Output the full listing below exactly as it reads, and skip anything that is a picture.

########################################

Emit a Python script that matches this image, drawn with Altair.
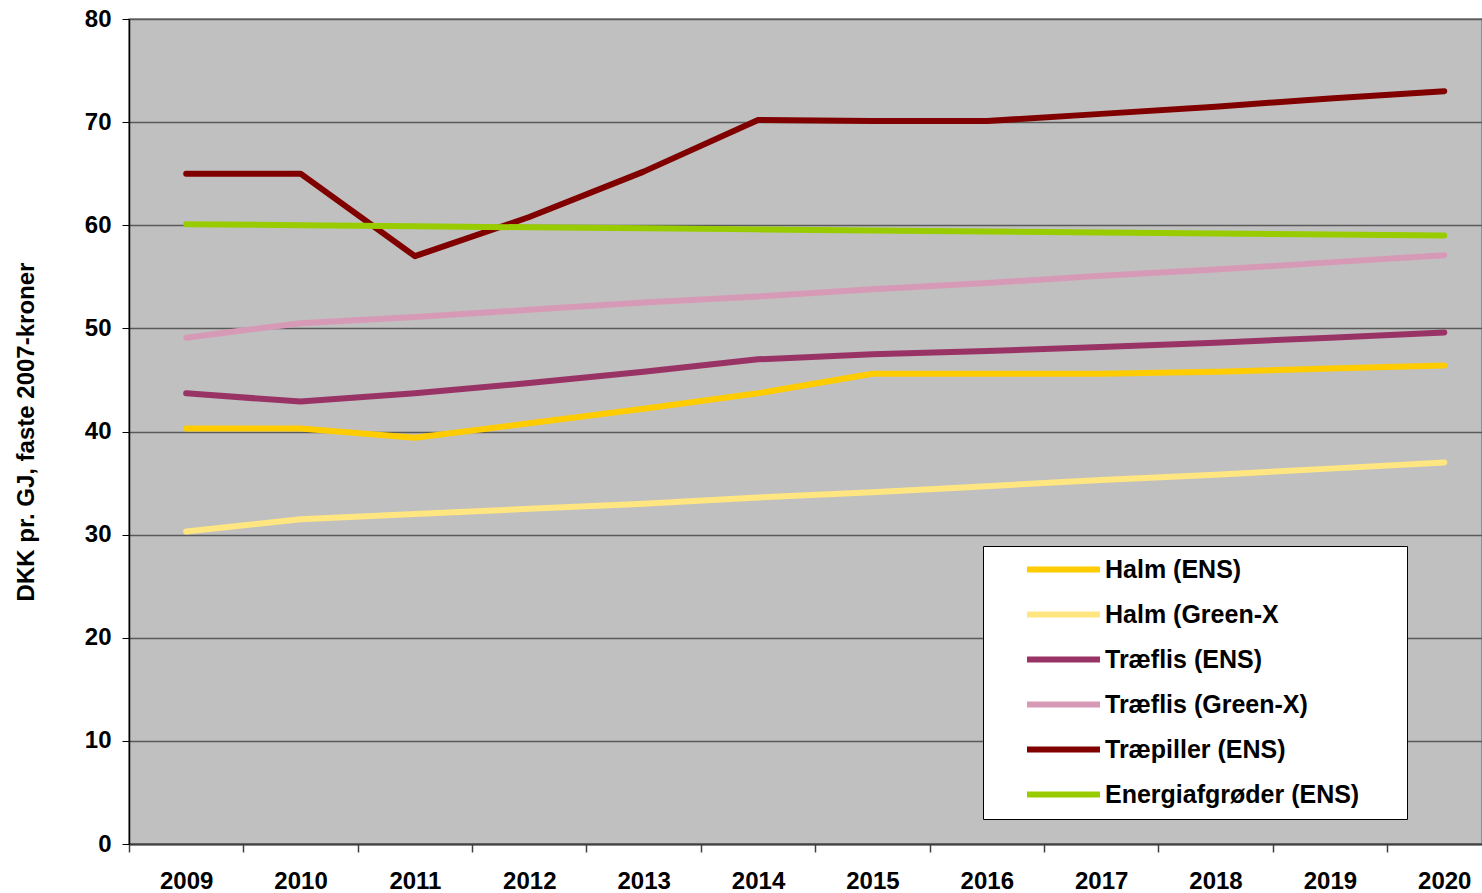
import altair as alt
import pandas as pd

years = list(range(2009, 2021))
series = ["Halm (ENS)", "Halm (Green-X", "Træflis (ENS)", "Træflis (Green-X)",
          "Træpiller (ENS)", "Energiafgrøder (ENS)"]
colors = ["#FFCC00", "#FFE680", "#993366", "#D69AB7", "#800000", "#99CC00"]

halm_ens = [40.3, 40.3, 39.4, 40.8, 42.2, 43.7, 45.6, 45.6, 45.6, 45.8, 46.1, 46.4]
halm_gx = [30.3, 31.5, 32.0, 32.5, 33.0, 33.6, 34.1, 34.7, 35.3, 35.8, 36.4, 37.0]
traeflis_ens = [43.7, 42.9, 43.7, 44.7, 45.8, 47.0, 47.5, 47.8, 48.2, 48.6, 49.1, 49.6]
traeflis_gx = [49.1, 50.5, 51.1, 51.8, 52.5, 53.1, 53.8, 54.4, 55.1, 55.7, 56.4, 57.1]
traepiller_ens = [65.0, 65.0, 57.0, 60.8, 65.2, 70.2, 70.1, 70.1, 70.8, 71.5, 72.3, 73.0]
energi_ens = [60.1, 60.0, 59.9, 59.8, 59.7, 59.6, 59.5, 59.4, 59.3, 59.2, 59.1, 59.0]

values = [halm_ens, halm_gx, traeflis_ens, traeflis_gx, traepiller_ens, energi_ens]
tick_bounds = [y - 0.5 for y in years]

rows = []
for s, vals in zip(series, values):
    for yr, v in zip(years, vals):
        rows.append({"year": yr, "value": v, "series": s})
df = pd.DataFrame(rows)

FONT = "Liberation Sans"
xscale = alt.Scale(domain=[2008.5, 2020.33], nice=False, zero=False)

lines = alt.Chart(df).mark_line(strokeWidth=6, strokeCap="round", strokeJoin="round").encode(
    x=alt.X("year:Q", scale=xscale,
            axis=alt.Axis(values=years, format="d", ticks=False, grid=False, domain=True,
                          domainColor="#404040", domainWidth=2, labelFont=FONT, labelFontSize=24,
                          labelFontWeight="bold", labelColor="black", labelPadding=25,
                          orient="bottom", title=None, labelFlush=False, labelOverlap=False)),
    y=alt.Y("value:Q", scale=alt.Scale(domain=[0, 80], nice=False),
            axis=alt.Axis(values=list(range(0, 81, 10)), grid=True, gridColor="#5a5a5a",
                          gridWidth=1.3, tickColor="black", tickSize=7, domainColor="black",
                          domainWidth=1.5, labelFont=FONT, labelFontSize=24, labelFontWeight="bold",
                          labelColor="black", labelPadding=11,
                          title="DKK pr. GJ, faste 2007-kroner", titleFont=FONT,
                          titleFontSize=24, titleFontWeight="bold", titleColor="black",
                          titlePadding=46)),
    color=alt.Color("series:N", scale=alt.Scale(domain=series, range=colors),
                    sort=series,
                    legend=alt.Legend(orient="none", legendX=854, legendY=527, title=None,
                                      symbolType="M-4,0H4", symbolSize=333, symbolStrokeWidth=6,
                                      labelFont=FONT, labelFontSize=25, labelFontWeight="bold",
                                      labelColor="black", fillColor="white", strokeColor="#000000",
                                      padding=11, rowPadding=19, symbolOffset=57, labelOffset=29,
                                      labelExpr="datum.label + '\u2800\u2800'",
                                      labelLimit=500)),
    order=alt.Order("series_order:Q"),
).transform_calculate(
    series_order="indexof(" + str(series) + ", datum.series)"
)

ticks = alt.Chart(pd.DataFrame({"b": tick_bounds})).mark_point(opacity=0).encode(
    x=alt.X("b:Q", scale=xscale,
            axis=alt.Axis(values=tick_bounds, labels=False, ticks=True, tickSize=8,
                          tickColor="#404040", tickWidth=1.5, domain=False, grid=False,
                          orient="bottom", title=None)),
    y=alt.value(0),
)

chart = alt.layer(lines, ticks).resolve_axis(x="independent").properties(
    width=1353, height=825,
    autosize=alt.AutoSizeParams(type="none"),
    padding={"left": 129, "top": 19, "right": 0, "bottom": 49},
    background="white",
).configure_view(fill="#C0C0C0", stroke="#808080", strokeWidth=1.5)

chart.save("out.html", embed_options={"renderer": "svg", "actions": False})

########################################

*Solved problem:*
Emit a Python script that matches this image, drawn with Altair.
import altair as alt
import pandas as pd

years = list(range(2009, 2021))
series = ["Halm (ENS)", "Halm (Green-X", "Træflis (ENS)", "Træflis (Green-X)",
          "Træpiller (ENS)", "Energiafgrøder (ENS)"]
colors = ["#FFCC00", "#FFE680", "#993366", "#D69AB7", "#800000", "#99CC00"]

halm_ens = [40.3, 40.3, 39.4, 40.8, 42.2, 43.7, 45.6, 45.6, 45.6, 45.8, 46.1, 46.4]
halm_gx = [30.3, 31.5, 32.0, 32.5, 33.0, 33.6, 34.1, 34.7, 35.3, 35.8, 36.4, 37.0]
traeflis_ens = [43.7, 42.9, 43.7, 44.7, 45.8, 47.0, 47.5, 47.8, 48.2, 48.6, 49.1, 49.6]
traeflis_gx = [49.1, 50.5, 51.1, 51.8, 52.5, 53.1, 53.8, 54.4, 55.1, 55.7, 56.4, 57.1]
traepiller_ens = [65.0, 65.0, 57.0, 60.8, 65.2, 70.2, 70.1, 70.1, 70.8, 71.5, 72.3, 73.0]
energi_ens = [60.1, 60.0, 59.9, 59.8, 59.7, 59.6, 59.5, 59.4, 59.3, 59.2, 59.1, 59.0]

values = [halm_ens, halm_gx, traeflis_ens, traeflis_gx, traepiller_ens, energi_ens]
tick_bounds = [y - 0.5 for y in years]

rows = []
for s, vals in zip(series, values):
    for yr, v in zip(years, vals):
        rows.append({"year": yr, "value": v, "series": s})
df = pd.DataFrame(rows)

FONT = "Liberation Sans"
xscale = alt.Scale(domain=[2008.5, 2020.33], nice=False, zero=False)

lines = alt.Chart(df).mark_line(strokeWidth=6, strokeCap="round", strokeJoin="round").encode(
    x=alt.X("year:Q", scale=xscale,
            axis=alt.Axis(values=years, format="d", ticks=False, grid=False, domain=True,
                          domainColor="#404040", domainWidth=2, labelFont=FONT, labelFontSize=24,
                          labelFontWeight="bold", labelColor="black", labelPadding=25,
                          orient="bottom", title=None, labelFlush=False, labelOverlap=False)),
    y=alt.Y("value:Q", scale=alt.Scale(domain=[0, 80], nice=False),
            axis=alt.Axis(values=list(range(0, 81, 10)), grid=True, gridColor="#5a5a5a",
                          gridWidth=1.3, tickColor="black", tickSize=7, domainColor="black",
                          domainWidth=1.5, labelFont=FONT, labelFontSize=24, labelFontWeight="bold",
                          labelColor="black", labelPadding=11,
                          title="DKK pr. GJ, faste 2007-kroner", titleFont=FONT,
                          titleFontSize=24, titleFontWeight="bold", titleColor="black",
                          titlePadding=46)),
    color=alt.Color("series:N", scale=alt.Scale(domain=series, range=colors),
                    sort=series,
                    legend=alt.Legend(orient="none", legendX=854, legendY=527, title=None,
                                      symbolType="M-4,0H4", symbolSize=333, symbolStrokeWidth=6,
                                      labelFont=FONT, labelFontSize=25, labelFontWeight="bold",
                                      labelColor="black", fillColor="white", strokeColor="#000000",
                                      padding=11, rowPadding=19, symbolOffset=57, labelOffset=29,
                                      labelExpr="datum.label + '\u2800\u2800'",
                                      labelLimit=500)),
    order=alt.Order("series_order:Q"),
).transform_calculate(
    series_order="indexof(" + str(series) + ", datum.series)"
)

ticks = alt.Chart(pd.DataFrame({"b": tick_bounds})).mark_point(opacity=0).encode(
    x=alt.X("b:Q", scale=xscale,
            axis=alt.Axis(values=tick_bounds, labels=False, ticks=True, tickSize=8,
                          tickColor="#404040", tickWidth=1.5, domain=False, grid=False,
                          orient="bottom", title=None)),
    y=alt.value(0),
)

chart = alt.layer(lines, ticks).resolve_axis(x="independent").properties(
    width=1353, height=825,
    autosize=alt.AutoSizeParams(type="none"),
    padding={"left": 129, "top": 19, "right": 0, "bottom": 49},
    background="white",
).configure_view(fill="#C0C0C0", stroke="#808080", strokeWidth=1.5)

chart.save("out.html", embed_options={"renderer": "svg", "actions": False})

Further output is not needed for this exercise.